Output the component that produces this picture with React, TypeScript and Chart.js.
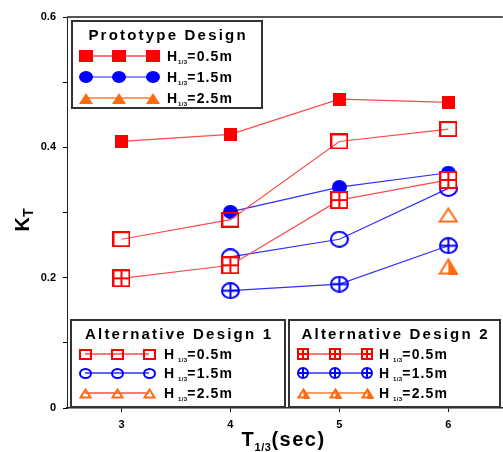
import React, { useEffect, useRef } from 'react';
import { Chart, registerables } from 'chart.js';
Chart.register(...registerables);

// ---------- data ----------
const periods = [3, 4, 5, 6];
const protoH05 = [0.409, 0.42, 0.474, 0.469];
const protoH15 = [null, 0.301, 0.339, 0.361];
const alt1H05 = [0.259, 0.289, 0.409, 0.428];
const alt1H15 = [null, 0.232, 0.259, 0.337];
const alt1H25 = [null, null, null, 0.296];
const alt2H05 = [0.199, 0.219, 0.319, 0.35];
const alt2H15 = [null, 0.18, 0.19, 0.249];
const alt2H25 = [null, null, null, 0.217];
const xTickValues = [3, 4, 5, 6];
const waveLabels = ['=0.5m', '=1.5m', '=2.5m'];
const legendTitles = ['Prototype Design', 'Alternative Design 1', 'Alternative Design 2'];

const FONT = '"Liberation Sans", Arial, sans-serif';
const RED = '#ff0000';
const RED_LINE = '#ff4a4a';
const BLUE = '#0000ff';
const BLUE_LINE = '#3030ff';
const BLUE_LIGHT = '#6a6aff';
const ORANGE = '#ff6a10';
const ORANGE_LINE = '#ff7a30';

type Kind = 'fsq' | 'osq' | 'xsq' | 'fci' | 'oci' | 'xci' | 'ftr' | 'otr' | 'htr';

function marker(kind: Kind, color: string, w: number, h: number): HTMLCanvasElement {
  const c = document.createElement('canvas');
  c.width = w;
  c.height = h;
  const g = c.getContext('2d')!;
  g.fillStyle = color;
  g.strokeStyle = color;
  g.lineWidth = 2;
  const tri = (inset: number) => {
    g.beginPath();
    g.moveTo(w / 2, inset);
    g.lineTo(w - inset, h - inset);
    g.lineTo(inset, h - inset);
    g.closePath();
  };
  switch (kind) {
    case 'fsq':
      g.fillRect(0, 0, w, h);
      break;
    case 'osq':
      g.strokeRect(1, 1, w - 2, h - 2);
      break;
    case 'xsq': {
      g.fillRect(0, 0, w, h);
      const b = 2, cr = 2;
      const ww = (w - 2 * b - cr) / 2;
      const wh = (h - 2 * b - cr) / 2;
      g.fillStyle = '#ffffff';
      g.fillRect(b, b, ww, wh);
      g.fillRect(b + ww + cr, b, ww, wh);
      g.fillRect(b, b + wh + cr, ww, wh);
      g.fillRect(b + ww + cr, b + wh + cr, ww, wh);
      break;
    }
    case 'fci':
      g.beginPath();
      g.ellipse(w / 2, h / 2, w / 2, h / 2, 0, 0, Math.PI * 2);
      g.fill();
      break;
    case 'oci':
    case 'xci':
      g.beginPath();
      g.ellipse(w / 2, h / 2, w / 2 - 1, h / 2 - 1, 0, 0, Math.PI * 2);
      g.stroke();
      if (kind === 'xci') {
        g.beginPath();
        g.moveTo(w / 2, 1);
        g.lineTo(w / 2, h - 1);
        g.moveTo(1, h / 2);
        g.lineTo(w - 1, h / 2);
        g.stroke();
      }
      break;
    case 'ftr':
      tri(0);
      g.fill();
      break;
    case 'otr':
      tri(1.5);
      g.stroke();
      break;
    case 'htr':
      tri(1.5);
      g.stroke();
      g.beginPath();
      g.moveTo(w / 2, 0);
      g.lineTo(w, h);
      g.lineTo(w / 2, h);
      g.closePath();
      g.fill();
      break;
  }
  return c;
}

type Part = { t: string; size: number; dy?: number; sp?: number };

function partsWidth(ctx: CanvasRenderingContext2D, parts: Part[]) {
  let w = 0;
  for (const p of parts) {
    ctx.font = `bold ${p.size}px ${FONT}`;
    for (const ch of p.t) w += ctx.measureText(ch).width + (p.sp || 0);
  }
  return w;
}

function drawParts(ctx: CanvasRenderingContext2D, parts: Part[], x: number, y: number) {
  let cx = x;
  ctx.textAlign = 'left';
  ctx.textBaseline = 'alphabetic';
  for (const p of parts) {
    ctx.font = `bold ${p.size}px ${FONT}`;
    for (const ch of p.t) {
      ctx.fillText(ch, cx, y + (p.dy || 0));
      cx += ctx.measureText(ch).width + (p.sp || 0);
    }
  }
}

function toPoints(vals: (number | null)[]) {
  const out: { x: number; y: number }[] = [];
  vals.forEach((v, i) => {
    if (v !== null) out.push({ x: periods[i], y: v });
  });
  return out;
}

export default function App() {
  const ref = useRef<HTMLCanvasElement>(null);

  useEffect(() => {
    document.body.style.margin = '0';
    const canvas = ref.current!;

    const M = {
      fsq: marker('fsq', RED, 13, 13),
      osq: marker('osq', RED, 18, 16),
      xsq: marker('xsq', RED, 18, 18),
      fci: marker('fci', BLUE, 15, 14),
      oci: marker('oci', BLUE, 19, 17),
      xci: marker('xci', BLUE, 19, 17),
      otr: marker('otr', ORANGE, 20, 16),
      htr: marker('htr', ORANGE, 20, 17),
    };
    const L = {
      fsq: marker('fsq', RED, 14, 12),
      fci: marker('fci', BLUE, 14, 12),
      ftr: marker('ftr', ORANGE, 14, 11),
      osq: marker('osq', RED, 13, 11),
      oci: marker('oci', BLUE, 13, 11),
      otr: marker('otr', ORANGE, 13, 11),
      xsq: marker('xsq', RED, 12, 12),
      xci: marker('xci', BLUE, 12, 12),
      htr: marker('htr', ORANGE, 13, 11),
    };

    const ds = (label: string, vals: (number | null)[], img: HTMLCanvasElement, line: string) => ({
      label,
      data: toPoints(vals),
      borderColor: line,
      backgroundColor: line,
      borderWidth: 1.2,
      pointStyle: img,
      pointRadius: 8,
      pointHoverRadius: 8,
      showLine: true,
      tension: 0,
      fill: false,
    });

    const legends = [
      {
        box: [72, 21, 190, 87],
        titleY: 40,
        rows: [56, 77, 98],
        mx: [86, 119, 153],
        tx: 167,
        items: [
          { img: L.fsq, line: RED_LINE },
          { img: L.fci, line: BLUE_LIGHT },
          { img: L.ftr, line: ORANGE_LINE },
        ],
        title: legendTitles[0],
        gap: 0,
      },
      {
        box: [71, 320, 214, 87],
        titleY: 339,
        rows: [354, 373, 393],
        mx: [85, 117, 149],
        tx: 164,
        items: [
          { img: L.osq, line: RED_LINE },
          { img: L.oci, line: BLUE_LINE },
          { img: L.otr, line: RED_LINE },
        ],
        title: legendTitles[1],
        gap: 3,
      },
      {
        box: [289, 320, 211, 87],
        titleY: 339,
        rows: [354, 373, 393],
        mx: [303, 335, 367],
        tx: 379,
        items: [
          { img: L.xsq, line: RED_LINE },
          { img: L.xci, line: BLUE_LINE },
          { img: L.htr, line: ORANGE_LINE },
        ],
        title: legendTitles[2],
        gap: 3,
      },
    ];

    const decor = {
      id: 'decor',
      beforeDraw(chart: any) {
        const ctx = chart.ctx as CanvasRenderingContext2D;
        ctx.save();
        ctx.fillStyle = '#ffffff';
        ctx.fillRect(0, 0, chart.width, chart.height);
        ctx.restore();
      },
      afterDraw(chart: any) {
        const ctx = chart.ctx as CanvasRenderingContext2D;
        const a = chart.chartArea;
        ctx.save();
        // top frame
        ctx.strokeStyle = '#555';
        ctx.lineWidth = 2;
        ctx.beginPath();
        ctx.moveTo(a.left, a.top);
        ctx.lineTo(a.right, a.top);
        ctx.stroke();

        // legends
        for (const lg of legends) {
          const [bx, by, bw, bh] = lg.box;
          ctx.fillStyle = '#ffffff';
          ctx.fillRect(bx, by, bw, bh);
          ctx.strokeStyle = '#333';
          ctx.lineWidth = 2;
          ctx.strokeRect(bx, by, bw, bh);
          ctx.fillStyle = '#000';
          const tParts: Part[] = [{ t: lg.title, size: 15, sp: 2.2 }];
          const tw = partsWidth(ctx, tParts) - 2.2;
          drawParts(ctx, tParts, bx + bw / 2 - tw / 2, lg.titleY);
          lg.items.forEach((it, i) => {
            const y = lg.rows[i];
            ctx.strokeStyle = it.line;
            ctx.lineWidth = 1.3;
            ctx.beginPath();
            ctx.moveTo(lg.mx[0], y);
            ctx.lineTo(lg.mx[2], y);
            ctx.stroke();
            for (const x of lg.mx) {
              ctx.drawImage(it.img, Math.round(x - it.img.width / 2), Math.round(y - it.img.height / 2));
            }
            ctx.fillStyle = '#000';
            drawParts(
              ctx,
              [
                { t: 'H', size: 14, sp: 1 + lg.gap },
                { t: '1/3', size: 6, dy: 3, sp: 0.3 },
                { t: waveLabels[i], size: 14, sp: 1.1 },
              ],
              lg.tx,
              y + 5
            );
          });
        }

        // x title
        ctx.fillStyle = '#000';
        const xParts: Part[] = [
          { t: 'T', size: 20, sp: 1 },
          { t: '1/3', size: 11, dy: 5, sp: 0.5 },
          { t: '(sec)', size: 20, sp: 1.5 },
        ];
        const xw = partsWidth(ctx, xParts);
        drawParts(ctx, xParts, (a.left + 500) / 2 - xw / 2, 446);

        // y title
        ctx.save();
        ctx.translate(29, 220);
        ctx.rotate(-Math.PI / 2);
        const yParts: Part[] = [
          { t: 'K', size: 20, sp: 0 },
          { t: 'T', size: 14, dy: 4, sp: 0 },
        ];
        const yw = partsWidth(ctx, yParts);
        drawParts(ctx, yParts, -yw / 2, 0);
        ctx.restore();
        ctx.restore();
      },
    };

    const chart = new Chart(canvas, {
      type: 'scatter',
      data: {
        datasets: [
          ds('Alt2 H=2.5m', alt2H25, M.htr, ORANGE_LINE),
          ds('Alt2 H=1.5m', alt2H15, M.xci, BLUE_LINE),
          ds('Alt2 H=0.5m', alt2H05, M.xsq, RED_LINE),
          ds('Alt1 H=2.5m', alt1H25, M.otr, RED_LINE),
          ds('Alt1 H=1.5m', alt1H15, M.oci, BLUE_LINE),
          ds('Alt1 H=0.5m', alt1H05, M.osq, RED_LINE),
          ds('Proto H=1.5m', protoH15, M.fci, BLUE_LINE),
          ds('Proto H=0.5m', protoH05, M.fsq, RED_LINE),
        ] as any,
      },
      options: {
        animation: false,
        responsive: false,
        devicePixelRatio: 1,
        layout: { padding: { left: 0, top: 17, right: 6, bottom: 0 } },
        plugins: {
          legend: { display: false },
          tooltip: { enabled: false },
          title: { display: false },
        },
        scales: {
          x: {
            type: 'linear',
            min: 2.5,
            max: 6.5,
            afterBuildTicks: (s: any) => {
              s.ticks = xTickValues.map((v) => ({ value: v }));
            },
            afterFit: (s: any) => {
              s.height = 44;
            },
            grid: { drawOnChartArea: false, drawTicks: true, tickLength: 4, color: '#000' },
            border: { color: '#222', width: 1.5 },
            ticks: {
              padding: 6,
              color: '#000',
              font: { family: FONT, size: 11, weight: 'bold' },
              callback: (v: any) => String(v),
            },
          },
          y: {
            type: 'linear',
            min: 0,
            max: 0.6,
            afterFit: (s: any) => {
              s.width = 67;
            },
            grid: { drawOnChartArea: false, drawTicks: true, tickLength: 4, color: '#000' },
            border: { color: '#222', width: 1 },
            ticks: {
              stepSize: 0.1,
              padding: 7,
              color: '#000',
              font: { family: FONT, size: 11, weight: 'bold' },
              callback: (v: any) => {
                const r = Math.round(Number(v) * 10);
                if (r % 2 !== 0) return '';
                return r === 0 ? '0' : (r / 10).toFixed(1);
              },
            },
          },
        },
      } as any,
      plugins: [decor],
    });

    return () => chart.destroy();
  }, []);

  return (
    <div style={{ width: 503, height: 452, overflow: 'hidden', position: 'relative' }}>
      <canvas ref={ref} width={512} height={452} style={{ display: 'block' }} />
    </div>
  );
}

○ ○ ○ ○ ○ ○ ○

Omitting all pictures, restate exactly the lines of the material from its start through the line that contains "type Kind = 'fsq'".

Output the component that produces this picture with React, TypeScript and Chart.js.
import React, { useEffect, useRef } from 'react';
import { Chart, registerables } from 'chart.js';
Chart.register(...registerables);

// ---------- data ----------
const periods = [3, 4, 5, 6];
const protoH05 = [0.409, 0.42, 0.474, 0.469];
const protoH15 = [null, 0.301, 0.339, 0.361];
const alt1H05 = [0.259, 0.289, 0.409, 0.428];
const alt1H15 = [null, 0.232, 0.259, 0.337];
const alt1H25 = [null, null, null, 0.296];
const alt2H05 = [0.199, 0.219, 0.319, 0.35];
const alt2H15 = [null, 0.18, 0.19, 0.249];
const alt2H25 = [null, null, null, 0.217];
const xTickValues = [3, 4, 5, 6];
const waveLabels = ['=0.5m', '=1.5m', '=2.5m'];
const legendTitles = ['Prototype Design', 'Alternative Design 1', 'Alternative Design 2'];

const FONT = '"Liberation Sans", Arial, sans-serif';
const RED = '#ff0000';
const RED_LINE = '#ff4a4a';
const BLUE = '#0000ff';
const BLUE_LINE = '#3030ff';
const BLUE_LIGHT = '#6a6aff';
const ORANGE = '#ff6a10';
const ORANGE_LINE = '#ff7a30';

type Kind = 'fsq' | 'osq' | 'xsq' | 'fci' | 'oci' | 'xci' | 'ftr' | 'otr' | 'htr';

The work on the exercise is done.